Today, Wales has a number of national institutions (although they remain very much weaker than those in London), but still virtually no English-language national media.
BBC Wales is a branch of a much larger British media organisation, and the newspapers and news websites are largely regional (Western Mail/Wales Online for the south, Daily Post for the north, and a smattering of Cambrian Newses and Cwmsgwt Journals in between). The regional north/south divide in the media accentuates the impression that north and south Wales are two separate imagined communities.
The lack of a national media is a big problem for Welsh nationalists. It means that they lack a medium through which the masses can come into contact with the discourse of Welsh nationalism.
It means that come every election, institutions that support an unionist perspective have the ‘news access’, while Plaid Cymru struggle to get their message out there at all.
Welsh nationalist could turn to social media. This proved very effective in Scotland. However, there’s always a danger that social media becomes an echo chamber. You get the impression of being part of a mass national movement, while actually speaking to a small number of hard-core activists (see Trump or Corbyn for more details). But it’s better than nothing.

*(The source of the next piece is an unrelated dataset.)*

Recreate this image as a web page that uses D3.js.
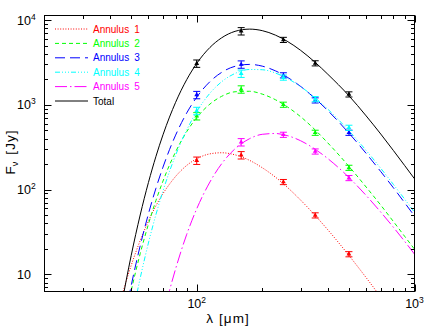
<!DOCTYPE html>
<html><head><meta charset="utf-8">
<script src="https://cdn.jsdelivr.net/npm/d3@7/dist/d3.min.js"></script>
<style>body{margin:0;background:#fff}svg{display:block}text{font-family:"Liberation Sans",Arial,sans-serif}</style>
</head><body><svg id="c" width="440" height="329"></svg>
<script>
// model curve wavelength grid (micron)
const lambdaGrid = [40,45,50,55,60,65,70,75,80,90,100,115,130,150,175,200,230,260,300,350,400,500,600,700,800,900,1000];
// model curves (Jy)
const annulus1Curve = [1.60,5.22,12.7,25.0,42.5,64.5,89.6,116,143,193,231,264,272,257,221,181,140,107,75.1,49.4,33.5,16.7,9.13,5.38,3.37,2.21,1.51];
const annulus2Curve = [0.326,1.75,6.37,17.5,39.0,74.6,126,195,279,483,707,1021,1258,1426,1445,1338,1148,951,724,505,355,188,107,65.5,42.0,28.2,19.8];
const annulus3Curve = [0.305,1.84,7.33,21.7,51.6,104,184,296,439,803,1232,1878,2411,2850,3001,2861,2517,2126,1649,1185,855,463,267,163,105,70.2,48.7];
const annulus4Curve = [0.084,0.598,2.72,8.98,23.4,50.9,96.4,164,255,507,832,1371,1868,2347,2613,2596,2370,2058,1641,1209,888,493,289,178,115,77.5,54.0];
const annulus5Curve = [0.0004,0.0048,0.0325,0.148,0.506,1.39,3.20,6.44,11.6,29.7,59.3,123,201,303,399,449,459,434,377,299,232,139,85.1,54.2,35.9,24.6,17.3];
const totalCurve    = [0.658,4.08,16.6,50.1,121,247,443,717,1071,1987,3080,4757,6166,7367,7825,7508,6644,5637,4395,3170,2294,1280,740,452,289,193,134];

// observed photometry
const obsLambda = [100,160,250,350,500];
const obsRelErr = [0.10,0.10,0.07,0.07,0.07];
const annulus1Obs = [220,255,123,49.7,17.3];
const annulus2Obs = [736,1524,1005,469,181];
const annulus3Obs = [1310,3000,2234,1130,469];
const annulus4Obs = [850,2340,2100,1170,537];
const annulus5Obs = [null,363,444,282,137];
const totalObs    = [3075,7410,5850,3096,1330];

const seriesNames  = ["Annulus 1","Annulus 2","Annulus 3","Annulus 4","Annulus 5","Total"];
const seriesColors = ["#ff0000","#00ff00","#0000ff","#00ffff","#ff00ff","#000000"];
const seriesDash   = ["1,1.6","4,3","10,5","5,2,1,2,1,2,1,2","12,3,1.5,3",null];
const curves = [annulus1Curve,annulus2Curve,annulus3Curve,annulus4Curve,annulus5Curve,totalCurve];
const obs    = [annulus1Obs,annulus2Obs,annulus3Obs,annulus4Obs,annulus5Obs,totalObs];

const xTickLabels = [{v:100,b:"10",e:"2"},{v:1000,b:"10",e:"3"}];
const yTickLabels = [{v:10,b:"10",e:""},{v:100,b:"10",e:"2"},{v:1000,b:"10",e:"3"},{v:10000,b:"10",e:"4"}];

const L = 44.5, R = 414.5, T = 15.5, B = 291.5;
const svg = d3.select("#c");
const x = d3.scaleLog().domain([20,1000]).range([L,R]);
const y = d3.scaleLog().domain([6.27,11330]).range([B,T]);

svg.append("defs").append("clipPath").attr("id","clip")
  .append("rect").attr("x",L).attr("y",T).attr("width",R-L).attr("height",B-T);

const plot = svg.append("g").attr("clip-path","url(#clip)");
const line = d3.line().x(d=>x(d[0])).y(d=>y(d[1])).curve(d3.curveMonotoneX);

curves.forEach((c,i)=>{
  const pts = lambdaGrid.map((l,j)=>[l,c[j]]);
  plot.append("path").attr("d",line(pts)).attr("fill","none")
    .attr("stroke",seriesColors[i]).attr("stroke-width",1)
    .attr("stroke-dasharray",seriesDash[i]);
});

// error bars + markers
obs.forEach((o,i)=>{
  o.forEach((v,j)=>{
    if(v==null) return;
    const xx = x(obsLambda[j]), e = v*obsRelErr[j];
    const y1 = y(v-e), y2 = y(v+e);
    const g = plot.append("g").attr("stroke",seriesColors[i]).attr("stroke-width",1);
    g.append("line").attr("x1",xx).attr("x2",xx).attr("y1",y1).attr("y2",y2);
    g.append("line").attr("x1",xx-3.5).attr("x2",xx+3.5).attr("y1",y1).attr("y2",y1);
    g.append("line").attr("x1",xx-3.5).attr("x2",xx+3.5).attr("y1",y2).attr("y2",y2);
    plot.append("path").attr("d",d3.symbol(d3.symbolTriangle).size(10)())
      .attr("transform",`translate(${xx},${y(v)})`).attr("fill",seriesColors[i]);
  });
});

// frame
svg.append("rect").attr("x",L).attr("y",T).attr("width",R-L).attr("height",B-T)
  .attr("fill","none").attr("stroke","#000").attr("stroke-width",1);

const isMajor = t => Math.abs(Math.log10(t)-Math.round(Math.log10(t)))<1e-9;
const ax = svg.append("g").attr("stroke","#000").attr("stroke-width",1);
x.ticks().forEach(t=>{
  if(t<=20||t>1000) return;
  const len = isMajor(t)?7:3.5, xx = Math.round(x(t))+0.5;
  ax.append("line").attr("x1",xx).attr("x2",xx).attr("y1",B).attr("y2",B-len);
  ax.append("line").attr("x1",xx).attr("x2",xx).attr("y1",T).attr("y2",T+len);
});
y.ticks().forEach(t=>{
  const len = isMajor(t)?7:3.5, yy = Math.round(y(t))+0.5;
  ax.append("line").attr("x1",L).attr("x2",L+len).attr("y1",yy).attr("y2",yy);
  ax.append("line").attr("x1",R).attr("x2",R-len).attr("y1",yy).attr("y2",yy);
});

// tick labels
function lab(sel,d){
  sel.append("tspan").text(d.b);
  if(d.e) sel.append("tspan").attr("dy",-5).attr("font-size",8.5).text(d.e);
}
xTickLabels.forEach(d=>{
  const t = svg.append("text").attr("x",x(d.v)).attr("y",307.5).attr("text-anchor","middle")
    .attr("font-size",12.5).attr("fill","#000");
  lab(t,d);
});
yTickLabels.forEach(d=>{
  const t = svg.append("text").attr("x",17).attr("y",y(d.v)+4.5).attr("text-anchor","start")
    .attr("font-size",12.5).attr("fill","#000");
  lab(t,d);
});

// axis titles
const xt = svg.append("text").attr("x",228).attr("y",323).attr("text-anchor","middle")
  .attr("font-size",13.5).attr("fill","#000");
xt.append("tspan").text("λ");
xt.append("tspan").attr("dx",6).attr("letter-spacing",1).text("[μm]");
const yt = svg.append("text").attr("transform","translate(15,152) rotate(-90)")
  .attr("text-anchor","middle").attr("font-size",13.5).attr("fill","#000");
yt.append("tspan").text("F");
yt.append("tspan").attr("dy",3).attr("font-size",9).text("ν");
yt.append("tspan").attr("dy",-3).attr("dx",7).attr("letter-spacing",1).text("[Jy]");

// legend
seriesNames.forEach((n,i)=>{
  const yy = 29 + i*14.4;
  svg.append("line").attr("x1",55).attr("x2",88).attr("y1",yy).attr("y2",yy)
    .attr("stroke",seriesColors[i]).attr("stroke-width",1).attr("stroke-dasharray",seriesDash[i]);
  const parts = n.split(" ");
  const t = svg.append("text").attr("x",93).attr("y",yy+3.6).attr("font-size",10)
    .attr("fill",seriesColors[i]);
  t.append("tspan").text(parts[0]);
  if(parts[1]) t.append("tspan").attr("dx",5).text(parts[1]);
});
</script></body></html>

Despite the internet, television remains the best medium for mass-communication. Newspapers are also effective, despite the fall in sales, because cash-strapped television remains dependent on them for their news-content.
Setting up a TV station or a newspaper is a very expensive business, of course. Wales lacks a national media for two reasons: first, a small population. Secondly, a poor population. It’s advertising rather than circulation that drives the media’s profits, so the second is the bigger issue.
If it is to stand any chance of success, finding a way around this problem needs to be goal #1 for the Welsh national movement. It’s more important than winning power at the Welsh Assembly – in fact it’s probably a prerequisite to winning power.
Even if it didn’t explicitly support Plaid Cymru, a Welsh national media would, by virtue of its very existence, emphasise the existence of a Welsh imagined community.
I was very much pro setting up the Y Byd newspaper in 2008. However, the Welsh-language is by now rather well served by media, with Newyddion 9, Golwg 360 and Cymru Fyw offering what is in effect a daily news service.
The need now is for an English-language national newspaper/TV news station/website. How we do that is the main conversation we need to be having.
Without an effective means to communicate the discourse of nationalism to the masses, Welsh nationalism won’t get off the starting blocks, while British nationalism will continue to reinforce an imagined community in which Wales is best run from Westminster.